|I wonder if Mint ever thought he would beat his Catholic competitors for the Catholic vote.|
Hmmm....looks like Rick Santorum has a Catholic problem. Perhaps he's getting some Catholic backlash over the bishops grand standing about birth control--or his own grandstanding for that matter.
In any event I agree with Rachel Maddow and Chris Mathews, someone in the Santorum camp needs to convince Rick to shut up about sexual issues, especially women's sexual isssues.
By Dan Gilgoff, CNN.com Religion Editor(CNN) - Rick Santorum, a conservative Catholic who is outspoken about faith-based issues, lost Catholic voters by a wide margin in Ohio on Tuesday, potentially a key factor that allowed Mitt Romney to squeak out the narrowest of victories overall in the state.
According to CNN’s exit polls, Romney took 43% of Ohio Catholics on Super Tuesday, compared to 31% for Rick Santorum, and Romney beat Santorum overall by 38% to 37%.
Catholic voters counted for a third of Ohio’s Republican electorate, the largest share of Catholics in any Super Tuesday state.
“The margin of Romney's win among Ohio Catholics is surprising, given Santorum's traditional Catholicism,” says John Green, a political science professor at the University of Ohio. “Romney's margin among Ohio Catholics - especially in the three largest metropolitan areas - may account for his close win in Ohio.”
Green notes that Romney, a Mormon, has consistently won the Catholic vote in this year’s Republican primaries. That pattern runs counter to speculation that Catholics would focus more on hot-button issues at a time when Catholic bishops are battling the Obama White House over government-mandated contraception coverage.
Romney has denounced the Obama administration’s contraception rule but Santorum has gone further, making social issues a cornerstone of his campaign. Last week, the former Pennsylvania senator said that John F. Kennedy’s 1960 speech in which the then-presidential candidate advocated an absolute separation of church and state nearly made him throw up.
The Catholic vote is one of the largest swing blocs in the country, voting for the winning presidential candidates from both parties in recent elections.
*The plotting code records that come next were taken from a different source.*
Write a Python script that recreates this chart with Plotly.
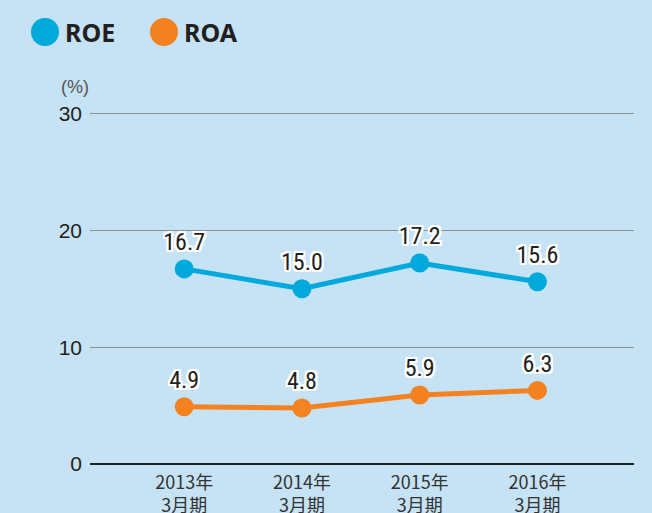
import plotly.graph_objects as go

categories = ["2013年<br>3月期", "2014年<br>3月期", "2015年<br>3月期", "2016年<br>3月期"]
roe = [16.7, 15.0, 17.2, 15.6]
roa = [4.9, 4.8, 5.9, 6.3]
y_ticks = [0, 10, 20, 30]

BG = "#c6e2f5"
ROE_C = "#00a9dc"
ROA_C = "#f58220"
outline = ",".join(f"{dx}px {dy}px 0 #ffffff" for dx in (-2, -1, 0, 1, 2) for dy in (-2, -1, 0, 1, 2) if (dx, dy) != (0, 0))
label_font = dict(family="Liberation Sans Narrow, Roboto Condensed, Arial Narrow, sans-serif",
                  size=24, color="#231f20", shadow=outline)

x = list(range(len(categories)))
fig = go.Figure()
for vals, col in ((roe, ROE_C), (roa, ROA_C)):
    fig.add_trace(go.Scatter(
        x=x, y=vals, mode="lines+markers+text",
        line=dict(color=col, width=5),
        marker=dict(color=col, size=19),
        text=[f"{v:.1f}" for v in vals], textposition="top center",
        textfont=label_font, cliponaxis=False, showlegend=False,
    ))

T, B = 110, 49
fig.update_layout(
    width=652, height=513,
    paper_bgcolor=BG, plot_bgcolor=BG,
    margin=dict(l=90, r=18, t=T, b=B, autoexpand=False),
    xaxis=dict(range=[-0.8, 3.82], tickmode="array", tickvals=x, ticktext=categories,
               showgrid=False, zeroline=False, showline=False, ticks="", automargin=False,
               ticklabelstandoff=6,
               tickfont=dict(family="Noto Sans CJK JP", size=18, color="#333333")),
    yaxis=dict(range=[0, 30.3], tickmode="array", tickvals=y_ticks, ticktext=[str(t) for t in y_ticks],
               showgrid=True, gridcolor="#8c9196", gridwidth=1, automargin=False,
               zeroline=True, zerolinecolor="#231f20", zerolinewidth=1.5,
               showline=False, ticks="", ticklabelstandoff=7,
               tickfont=dict(family="Liberation Sans Narrow, Arial Narrow, sans-serif", size=21, color="#231f20")),
    font=dict(family="Noto Sans CJK JP"),
)

H = 513 - T - B
def py(pix):
    return (513 - B - pix) / H

# unit label
fig.add_annotation(text="(%)", xref="paper", yref="paper", x=(75 - 90) / 544, y=py(87),
                   xanchor="center", yanchor="middle", showarrow=False,
                   font=dict(family="Liberation Sans Narrow, sans-serif", size=18, color="#555555"))

# custom legend
legend_items = [("ROE", ROE_C, 45, 63), ("ROA", ROA_C, 164, 182)]
for name, col, cx, tx in legend_items:
    fig.add_shape(type="circle", xref="paper", yref="paper",
                  x0=(cx - 14 - 90) / 544, x1=(cx + 14 - 90) / 544,
                  y0=py(32 + 14), y1=py(32 - 14),
                  fillcolor=col, line=dict(width=0))
    fig.add_annotation(text=f"<b>{name}</b>", xref="paper", yref="paper",
                       x=(tx - 90) / 544, y=py(32), xanchor="left", yanchor="middle",
                       showarrow=False, font=dict(family="Noto Sans, sans-serif", size=25, color="#231f20"))

fig.write_html("out.html", config={"displayModeBar": False},
               post_script="document.body.style.margin='0';document.body.style.overflow='hidden';")
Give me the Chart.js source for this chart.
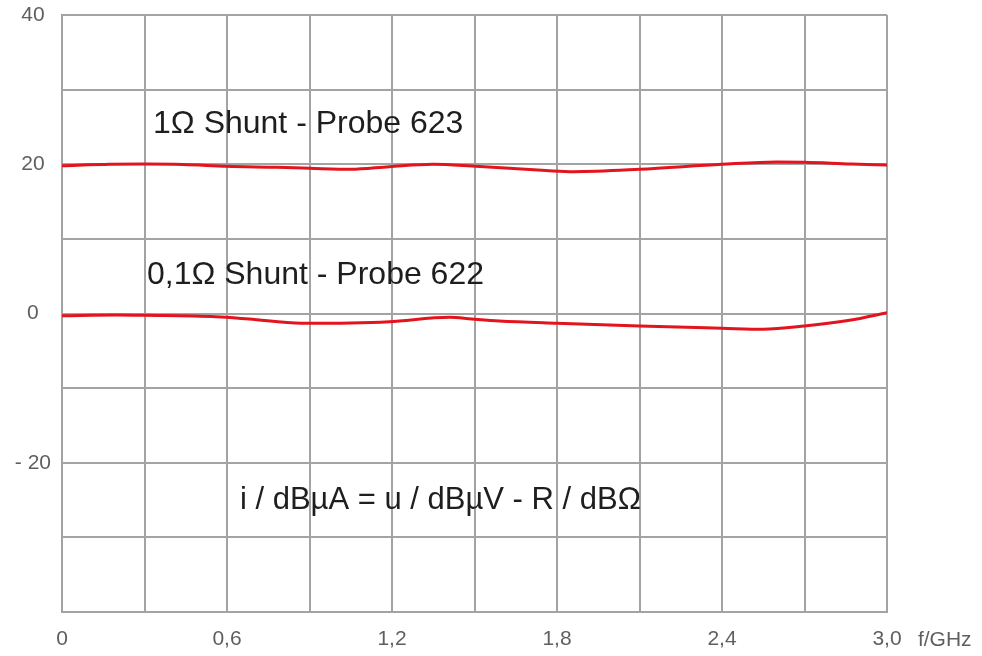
<!DOCTYPE html>
<html>
<head>
<meta charset="utf-8">
<script src="https://cdn.jsdelivr.net/npm/chart.js@4"></script>
<style>
  html, body { margin: 0; padding: 0; background: #ffffff; }
  #wrap { width: 982px; height: 656px; }
</style>
</head>
<body>
<div id="wrap"><canvas id="c" width="982" height="656"></canvas></div>
<script>
// Frequency in GHz
const freqUpper = [0, 0.175, 0.3, 0.44, 0.6, 0.78, 0.9, 1.05, 1.19, 1.35, 1.49, 1.76, 1.86, 2.1, 2.4, 2.6, 2.7, 2.87, 3.0];
const probe623 = [19.81, 19.99, 20.03, 19.97, 19.73, 19.59, 19.46, 19.32, 19.67, 19.99, 19.77, 19.16, 19.0, 19.32, 19.99, 20.3, 20.26, 20.03, 19.9];

const freqLower = [0, 0.2, 0.3, 0.56, 0.68, 0.87, 1.05, 1.19, 1.41, 1.49, 1.59, 1.8, 2.1, 2.4, 2.55, 2.7, 2.87, 3.0];
const probe622 = [-0.3, -0.2, -0.24, -0.43, -0.74, -1.31, -1.27, -1.1, -0.51, -0.74, -1.0, -1.31, -1.68, -1.98, -2.12, -1.68, -0.87, 0.1];

const xTickLabels = ['0', '', '0,6', '', '1,2', '', '1,8', '', '2,4', '', '3,0'];
const yTickLabels = {40: '40', 20: '20', 0: '0', '-20': '- 20'};
const xAxisUnit = 'f/GHz';

const annotations = [
  { text: '1\u03A9 Shunt - Probe 623', x: 0.331, y: 25.4, size: 32 },
  { text: '0,1\u03A9 Shunt - Probe 622', x: 0.309, y: 5.16, size: 32 },
  { text: 'i / dB\u00B5A = u / dB\u00B5V - R / dB\u03A9', x: 0.647, y: -25.0, size: 31 }
];

const toXY = (xs, ys) => xs.map((x, i) => ({ x: x, y: ys[i] }));

const textPlugin = {
  id: 'texts',
  afterDatasetsDraw(chart) {
    const ctx = chart.ctx;
    const xs = chart.scales.x, ys = chart.scales.y;
    ctx.save();
    ctx.fillStyle = '#1e1e1e';
    ctx.textBaseline = 'middle';
    ctx.textAlign = 'left';
    annotations.forEach(a => {
      ctx.font = a.size + 'px "Liberation Sans", Arial, sans-serif';
      ctx.fillText(a.text, xs.getPixelForValue(a.x), ys.getPixelForValue(a.y));
    });
    ctx.fillStyle = '#5f5f5f';
    ctx.font = '21px "Liberation Sans", Arial, sans-serif';
    ctx.textAlign = 'center';
    ctx.fillText(xAxisUnit, xs.getPixelForValue(3.21), xs.top + 28);
    ctx.restore();
  }
};

const gridColor = '#a3a3a3';

new Chart(document.getElementById('c'), {
  type: 'line',
  data: {
    datasets: [
      { data: toXY(freqUpper, probe623), borderColor: '#e3141e', borderWidth: 3, pointRadius: 0, cubicInterpolationMode: 'monotone', fill: false },
      { data: toXY(freqLower, probe622), borderColor: '#e3141e', borderWidth: 3, pointRadius: 0, cubicInterpolationMode: 'monotone', fill: false }
    ]
  },
  options: {
    responsive: false,
    animation: false,
    layout: { padding: { left: 0, right: 95, top: 15, bottom: 0 } },
    plugins: { legend: { display: false }, tooltip: { enabled: false } },
    scales: {
      x: {
        type: 'linear', min: 0, max: 3,
        afterFit(s) { s.height = 44; s.paddingLeft = 0; s.paddingRight = 0; },
        grid: { color: gridColor, lineWidth: 2, drawTicks: false },
        border: { color: gridColor, width: 2 },
        ticks: {
          stepSize: 0.3, autoSkip: false, maxRotation: 0, padding: 15,
          color: '#5f5f5f', font: { family: '"Liberation Sans", Arial, sans-serif', size: 21 },
          callback: (v, i) => xTickLabels[i]
        }
      },
      y: {
        min: -40, max: 40,
        afterFit(s) { s.width = 62; s.paddingTop = 0; s.paddingBottom = 0; },
        grid: { color: gridColor, lineWidth: 2, drawTicks: false },
        border: { color: gridColor, width: 2 },
        ticks: {
          stepSize: 10, autoSkip: false, padding: 11, crossAlign: 'center',
          color: '#5f5f5f', font: { family: '"Liberation Sans", Arial, sans-serif', size: 21 },
          callback: (v) => (yTickLabels[v] !== undefined ? yTickLabels[v] : '')
        }
      }
    }
  },
  plugins: [textPlugin]
});
</script>
</body>
</html>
But the bloc is so diverse, including many Catholics who differ with church leaders on social issues and many who have drifted from the church, that many religious and political experts dismiss any notion of a “Catholic vote.”
In Ohio, the most contested of the 10 states to cast ballots on Tuesday, Catholics represented one of GOP primary’s main constituencies. Another major bloc, white evangelicals, comprised almost half of the Ohio vote, and broke for Santorum over Romney by 47% to 30%.
One progressive Catholic group made political hay out of Santorum’s weak showing among Ohio Catholics, emailing reporters a statement titled “Santorum campaigns on divisive wedge issues, promptly loses Catholic vote.”
“Catholic voters care more about economic issues that affect their families than they do about socially divisive wedge issues like contraception,” said James Salt, executive director of Catholics United, in the statement.
“Mainstream Catholics want leaders who can address the moral challenges of our day like income inequality, underwater mortgages and poverty,” Salt continued, “not leaders who perpetuate a never-ending culture war that divides our community.”